Бенци растерянно поднял на руки лёгкое тело Моти, грудь которого вздымалась почти с трудом, потом осторожно вернул в постель. По щеке больного друга скатилась слезинка, он еле слышно прошептал: «Рути, бедняжка… Что с нею будет…» — и затих…
Бенци вскочил, подбежал к тому месту, где должна была быть дверь этого странного помещения и закричал, не помня себя: «Доктора! Позовите же доктора, чёрт возьми!
Человеку плохо! Он умирает!» — и ужаснулся вырвавшимся из его уст словам. …
Занавеска дрогнула, потом дрогнула ещё раз, нервно заколебалась и поехала в сторону. Твёрдым шагом вошёл Пительман: «Ну, что тут у вас, дорогушечки?» Бенци не стёр следы слёз со своих щёк — не до того было. Глядя мимо Тима, он воскликнул: «Да вы что, с ума там сошли? Кто это нам такие картинки показывать решил?» — «А это передача в реальном времени. Только что, ну, ладно — вчера, или… ну, на-днях… приведён в исполнение приговор твоему сыну, дезертировавшему из армии. Вот это мы и показали!» — «Что-о? Ты что, совсем спятил? Он у меня в йешиве учится, у него служба только через пару месяцев!» — «Не будет у него теперь службы ни через пару месяцев, ни через пару лет… За это можешь не беспокоиться. А этот что? — Тим подошёл к вытянувшемуся на кровати бездыханному Моти Блоху. — А-а-а! Это ты его ухайдокал! Не отпирайся!» — на лице Пительмана благородное негодование и гнев причудливо перемешались с плохо скрываемым торжеством. «Я доктора звал, когда у него приступ начался, но вы не соизволили прислать к нему доктора.
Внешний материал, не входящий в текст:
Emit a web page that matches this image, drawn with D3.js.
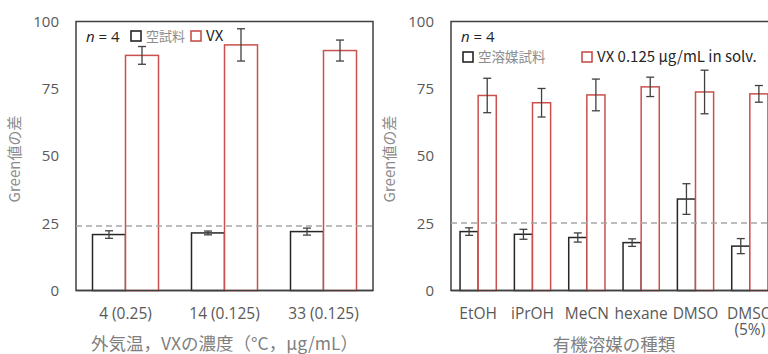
<!DOCTYPE html>
<html>
<head>
<meta charset="utf-8">
<script src="https://cdn.jsdelivr.net/npm/d3@7"></script>
<style>
  body { margin: 0; background: #fff; }
  svg { display: block; font-family: "Noto Sans CJK JP", "Noto Sans", sans-serif; }
</style>
</head>
<body>
<div id="chart"></div>
<script>
const width = 768;
const height = 354;

// left panel: outside temperature (VX conc.)
const tempCats = ["4 (0.25)", "14 (0.125)", "33 (0.125)"];
const tempBlank = [20.8, 21.4, 21.9];
const tempBlankErr = [1.4, 0.7, 1.3];
const tempVX = [87.4, 91.3, 89.2];
const tempVXErr = [3.3, 6.0, 3.9];
const tempThreshold = 24.0;

// right panel: organic solvent
const solvCats = ["EtOH", "iPrOH", "MeCN", "hexane", "DMSO", "DMSO|(5%)"];
const solvBlank = [21.9, 20.9, 19.7, 17.8, 34.0, 16.5];
const solvBlankErr = [1.4, 1.85, 1.7, 1.4, 5.7, 2.8];
const solvVX = [72.5, 69.8, 72.7, 75.7, 73.8, 73.1];
const solvVXErr = [6.4, 5.3, 5.9, 3.6, 8.1, 3.1];
const solvThreshold = 25.1;

const yTicks = [0, 25, 50, 75, 100];

const red = "#c9504c";
const dark = "#262626";
const gray = "#595959";
const latin = "'Open Sans', 'Noto Sans', sans-serif";

const svg = d3.select("#chart")
  .append("svg")
  .attr("width", width)
  .attr("height", height);

function panel(opts) {
  const g = svg.append("g");
  const x = d3.scaleBand().domain(opts.cats).range([opts.x0, opts.x1]);
  const sub = d3.scaleBand().domain(["blank", "vx"]).range([0, x.bandwidth()]).paddingOuter(0.5);
  const y = d3.scaleLinear().domain([0, 100]).range([290.5, 21.5]);

  // frame
  g.append("rect")
    .attr("x", opts.x0).attr("y", y(100))
    .attr("width", opts.x1 - opts.x0).attr("height", y(0) - y(100))
    .attr("fill", "none").attr("stroke", "#404040").attr("stroke-width", 1.5);

  // y axis labels
  const yAxis = g.append("g")
    .attr("transform", `translate(${opts.x0},0)`)
    .call(d3.axisLeft(y).tickValues(yTicks).tickSize(0).tickPadding(17));
  yAxis.select(".domain").remove();
  yAxis.selectAll("text")
    .attr("fill", gray).style("font-size", "15px").style("font-family", latin);

  // bars
  const series = [
    { key: "blank", vals: opts.blank, errs: opts.blankErr, color: dark },
    { key: "vx", vals: opts.vx, errs: opts.vxErr, color: red }
  ];
  series.forEach(s => {
    g.append("g").selectAll("rect")
      .data(opts.cats)
      .enter()
      .append("rect")
      .attr("x", d => x(d) + sub(s.key))
      .attr("y", (d, i) => y(s.vals[i]))
      .attr("width", sub.bandwidth())
      .attr("height", (d, i) => y(0) - y(s.vals[i]))
      .attr("fill", "#fff")
      .attr("stroke", s.color)
      .attr("stroke-width", 1.5);
  });

  // threshold
  g.append("line")
    .attr("x1", opts.x0).attr("x2", opts.x1)
    .attr("y1", y(opts.threshold)).attr("y2", y(opts.threshold))
    .attr("stroke", "#a6a6a6").attr("stroke-width", 1.5)
    .attr("stroke-dasharray", "6,4");

  // error bars
  series.forEach(s => {
    const eg = g.append("g").attr("stroke", "#404040").attr("stroke-width", 1.3);
    opts.cats.forEach((c, i) => {
      const cx = x(c) + sub(s.key) + sub.bandwidth() / 2;
      const lo = y(s.vals[i] - s.errs[i]);
      const hi = y(s.vals[i] + s.errs[i]);
      eg.append("line").attr("x1", cx).attr("x2", cx).attr("y1", lo).attr("y2", hi);
      eg.append("line").attr("x1", cx - 4).attr("x2", cx + 4).attr("y1", lo).attr("y2", lo);
      eg.append("line").attr("x1", cx - 4).attr("x2", cx + 4).attr("y1", hi).attr("y2", hi);
    });
  });

  // bottom axis (baseline)
  g.append("line")
    .attr("x1", opts.x0).attr("x2", opts.x1)
    .attr("y1", y(0)).attr("y2", y(0))
    .attr("stroke", "#404040").attr("stroke-width", 1.5);

  // category labels
  const lab = g.append("g").selectAll("text")
    .data(opts.cats)
    .enter()
    .append("text")
    .attr("x", d => x(d) + x.bandwidth() / 2)
    .attr("y", 319)
    .attr("text-anchor", "middle")
    .attr("fill", gray)
    .style("font-size", "15.5px")
    .style("font-family", latin);
  lab.selectAll("tspan")
    .data(d => d.split("|").map((t, k) => ({ t, k, d })))
    .enter()
    .append("tspan")
    .attr("x", p => x(p.d) + x.bandwidth() / 2)
    .attr("dy", p => p.k === 0 ? 0 : 16)
    .text(p => p.t);

  // axis titles
  g.append("text")
    .attr("transform", `translate(${opts.x0 - 56},${(y(0) + y(100)) / 2 + 3}) rotate(-90)`)
    .attr("text-anchor", "middle")
    .attr("fill", "#8c8c8c")
    .style("font-size", "15px")
    .text("Green値の差");

  g.append("text")
    .attr("x", (opts.x0 + opts.x1) / 2)
    .attr("y", opts.titleY)
    .attr("text-anchor", "middle")
    .attr("fill", "#7f7f7f")
    .style("font-size", "17.5px")
    .text(opts.title);

  return g;
}

const left = panel({
  cats: tempCats, blank: tempBlank, blankErr: tempBlankErr,
  vx: tempVX, vxErr: tempVXErr, threshold: tempThreshold,
  x0: 76, x1: 373, title: "外気温，VXの濃度（°C，μg/mL）", titleY: 350
});

const right = panel({
  cats: solvCats, blank: solvBlank, blankErr: solvBlankErr,
  vx: solvVX, vxErr: solvVXErr, threshold: solvThreshold,
  x0: 451, x1: 777, title: "有機溶媒の種類", titleY: 351
});

// legends
function nLabel(g, xp, yp) {
  const t = g.append("text").attr("x", xp).attr("y", yp)
    .attr("fill", dark).style("font-size", "15px")
    .style("font-family", latin);
  t.append("tspan").style("font-style", "italic").text("n");
  t.append("tspan").text(" = 4");
}
function legendItem(g, xp, yp, color, label, size, fill) {
  g.append("rect").attr("x", xp).attr("y", yp - 10).attr("width", 10).attr("height", 10)
    .attr("fill", "none").attr("stroke", color).attr("stroke-width", 1.6);
  g.append("text").attr("x", xp + 15).attr("y", yp)
    .attr("fill", fill).style("font-size", size).text(label);
}

nLabel(left, 86, 42);
legendItem(left, 131, 41, dark, "空試料", "13px", "#8c8c8c");
legendItem(left, 191, 41, red, "VX", "15px", dark);

nLabel(right, 461, 42);
legendItem(right, 463, 62, dark, "空溶媒試料", "13.5px", "#8c8c8c");
legendItem(right, 582, 62, red, "VX 0.125 μg/mL in solv.", "15px", dark);
</script>
</body>
</html>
Тебя зачем-то принесло… Ты что, врач?..» — вне себя от бессильной ярости и потрясения проревел Бенци, и по щеке его снова скатилась слеза. — «Ладно, я сам Рути сообщу. И о том, как себя проявил один из её сыновей — тоже! Ты, Дрон, если дашь подписку молчать о том, что тут увидел, тоже, в конце концов, будешь выпущен. А иначе… Мы не смогли найти доказательств, что это ты испортил мои войтероматы… До сих пор!..» — «Ещё бы!» — чуть слышно прерывисто выдавил Бенци и сквозь слёзы смерил Пительмана почти презрительным взглядом. Тот продолжал ухмыляться и торжествующе хихикал: «Но что до смерти Блоха — тут уж тебе не отвертеться. Так что выбирай!» — «Я требую открытого суда!